The election results transferring control of both the White House and the Senate to the Republicans were a stunning rebuke of an out-of-touch Democratic Party that had succumbed to a radical agenda. And for all the navel-gazing self-reflection supposedly taking place among liberal pundits, hubris better describes the mood among Senate Democrats. Judiciary Committee Democrats posted Tuesday that “we’re laser-focused on confirming every possible remaining nominee.”
Really? President Biden’s still-pending judicial nominees include a bunch of abysmal picks. I have written about Third Circuit nominee Adeel Mangi; Fourth Circuit nominee Ryan Park; D.C. district court nominees Sparkle Sooknanan and Amir Ali; and Oregon district court nominee Mustafa Kasubhai. With the exception of Park, who was nominated during the summer and voted out of committee at yesterday’s markup, these nominees have been lingering for eight months or more. Another recent nominee, Anthony Brindisi, a former state assemblyman and congressman selected for the Northern District of New York, appeared on the committee’s agenda for the first time yesterday and will therefore face a committee vote at the next markup. At his hearing in September, he was confronted with his past radical positions, including legislation he co-sponsored that among other things would have forced female students to share locker rooms with biological males. Embry Kidd, a magistrate judge whom Biden nominated for the Eleventh Circuit over the objections of both home state senators, is on the brink of a floor vote. He failed to meet his obligation to disclose to the Judiciary Committee two of his pretrial release decisions of child-sex offenders that were reversed by the district court. He additionally was credited for his contribution to a law review article that criticized “capital child rape laws” as “too intense, too frenzied, too emotional, and too mired in racial and class-based prejudice to avoid arbitrariness and caprice.”

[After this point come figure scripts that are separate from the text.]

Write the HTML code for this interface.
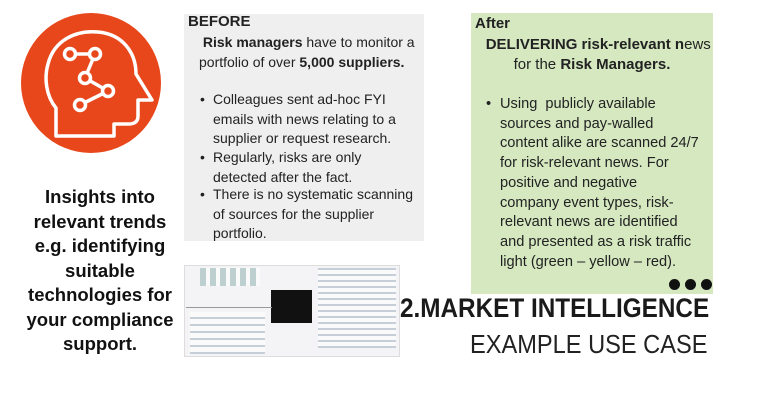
<!DOCTYPE html>
<html><head><style>
*{margin:0;padding:0;box-sizing:border-box}
body{width:768px;height:401px;background:#fff;position:relative;overflow:hidden;font-family:"Liberation Sans",sans-serif;color:#222}
.a{position:absolute;white-space:nowrap}
.b{font-size:14px;line-height:19.6px}
.g{font-size:14.6px;line-height:19.7px}
.lt{font-size:18.5px;font-weight:bold;line-height:24.5px;text-align:center;color:#111}
.dot{position:absolute;width:11px;height:11px;border-radius:50%;background:#111}
</style></head><body>
<svg class="a" style="left:20px;top:12px" width="142" height="142" viewBox="0 0 142 142">
<circle cx="71" cy="71" r="70" fill="#e8461b"/>
<g fill="none" stroke="#fff" stroke-width="3.5" stroke-linejoin="round">
<path d="M36 124 V96 C26 84 24 66 28 52 C34 28 56 18 78 20 C102 22 116 40 116 62 L132 88 H118 V104 C118 110 114 112 108 112 H94 V124 Z"/>
<path d="M50 42 L75 42 L65 66 L88 79 L60 93"/>
</g>
<g fill="#e8461b" stroke="#fff" stroke-width="3.5">
<circle cx="50" cy="42" r="5.5"/><circle cx="75" cy="42" r="5.5"/><circle cx="65" cy="66" r="5.5"/><circle cx="88" cy="79" r="5.5"/><circle cx="60" cy="93" r="5.5"/>
</g>
</svg>
<div class="a lt" style="left:0;width:200px;top:185px">Insights into<br>relevant trends<br>e.g. identifying<br>suitable<br>technologies for<br>your compliance<br>support.</div>

<div class="a" style="left:184px;top:14px;width:240px;height:227px;background:#efefef"></div>
<div class="a" style="left:188px;top:13px;font-size:15px;font-weight:bold;color:#222">BEFORE</div>
<div class="a b" style="left:199px;top:33px">&nbsp;<b>Risk managers</b> have to monitor a<br>portfolio of over <b>5,000 suppliers.</b></div>
<div class="a b" style="left:200px;top:90px">•</div>
<div class="a b" style="left:213px;top:90px">Colleagues sent ad-hoc FYI<br>emails with news relating to a<br>supplier or request research.</div>
<div class="a b" style="left:200px;top:148px">•</div>
<div class="a b" style="left:213px;top:148px">Regularly, risks are only<br>detected after the fact.</div>
<div class="a b" style="left:200px;top:185px">•</div>
<div class="a b" style="left:213px;top:185px">There is no systematic scanning<br>of sources for the supplier<br>portfolio.</div>

<div class="a" style="left:471px;top:13px;width:242px;height:281px;background:#d5e8c0"></div>
<div class="a" style="left:475px;top:15px;font-size:15px;font-weight:bold">After</div>
<div class="a g" style="left:471px;width:242px;text-align:center;top:35px;font-size:15px;line-height:20px">&nbsp;&nbsp;&nbsp;<b>DELIVERING risk-relevant n</b>ews<br>for the <b>Risk Managers.</b></div>
<div class="a g" style="left:486px;top:95px">•</div>
<div class="a g" style="left:500px;top:95px">Using&nbsp; publicly available<br>sources and pay-walled<br>content alike are scanned 24/7<br>for risk-relevant news. For<br>positive and negative<br>company event types, risk-<br>relevant news are identified<br>and presented as a risk traffic<br>light (green – yellow – red).</div>
<div class="dot" style="left:669px;top:279px"></div>
<div class="dot" style="left:685px;top:279px"></div>
<div class="dot" style="left:701px;top:279px"></div>

<div class="a" style="left:184px;top:265px;width:216px;height:92px;background:#f4f4f6;border:1px solid #ddd"></div>
<div class="a" style="left:271px;top:290px;width:41px;height:33px;background:#111"></div>
<div class="a" style="left:186px;top:307px;width:86px;height:1px;background:#999"></div>
<div class="a" style="left:200px;top:268px;width:60px;height:18px;background:repeating-linear-gradient(90deg,#8aa 0 6px,#fff 6px 10px);opacity:.5"></div>
<div class="a" style="left:318px;top:268px;width:78px;height:80px;background:repeating-linear-gradient(0deg,#9ab 0 2px,#fff 2px 6px);opacity:.5"></div>
<div class="a" style="left:190px;top:312px;width:75px;height:42px;background:repeating-linear-gradient(0deg,#9ab 0 2px,#fff 2px 7px);opacity:.5"></div>

<div class="a" style="left:400px;top:293px;font-size:27px;font-weight:bold;color:#1a1a1a;transform:scaleX(0.9);transform-origin:0 0">2.MARKET INTELLIGENCE</div>
<div class="a" style="left:470px;top:329px;font-size:26px;color:#222;transform:scaleX(0.908);transform-origin:0 0">EXAMPLE USE CASE</div>
</body></html>
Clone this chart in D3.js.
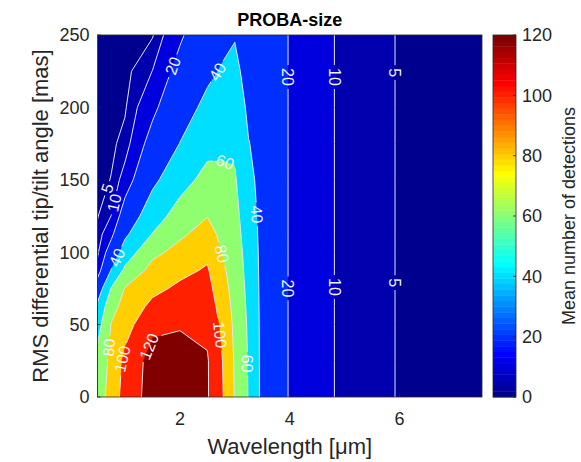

Of course, the dark-money groups on the Left that have been calling the shots all along—such as the Leadership Conference on Civil and Human Rights, People for the American Way, the Alliance for Justice, and Demand Justice—want every nominee confirmed. These demands are being made as Senate Majority Leader (for a short while longer) Chuck Schumer calls on Republicans to be bipartisan. That merits a laugh. When I hear the name Chuck Schumer—the man who famously howled in front in front of the Supreme Court that Justices Neil Gorsuch and Brett Kavanaugh “released the whirlwind” and “will pay the price”—“bipartisanship” does not come to mind.
At yesterday morning’s markup, Senator Thom Tillis asserted that Ryan Park lacks the votes for confirmation, though the committee reported him out on a party-line vote. In the afternoon, cloture was invoked on Embry Kidd’s nomination by a vote of 49–44, with six Republicans and one Democrat not voting. For them and for other unworthy nominees, keep in mind the dynamics in this still closely divided Senate. There are conflicting reports as to whether Senator Joe Manchin will adhere to his pledge not to vote for any judicial nominees who lack any GOP support. The report suggesting he would break his word quoted him as saying “We’re in different times right now.” It is critical that Republican senators unite in opposition and show up during the lame duck session to try and block any more radical and unfit Biden judicial nominees from being confirmed to lifetime positions on the federal bench.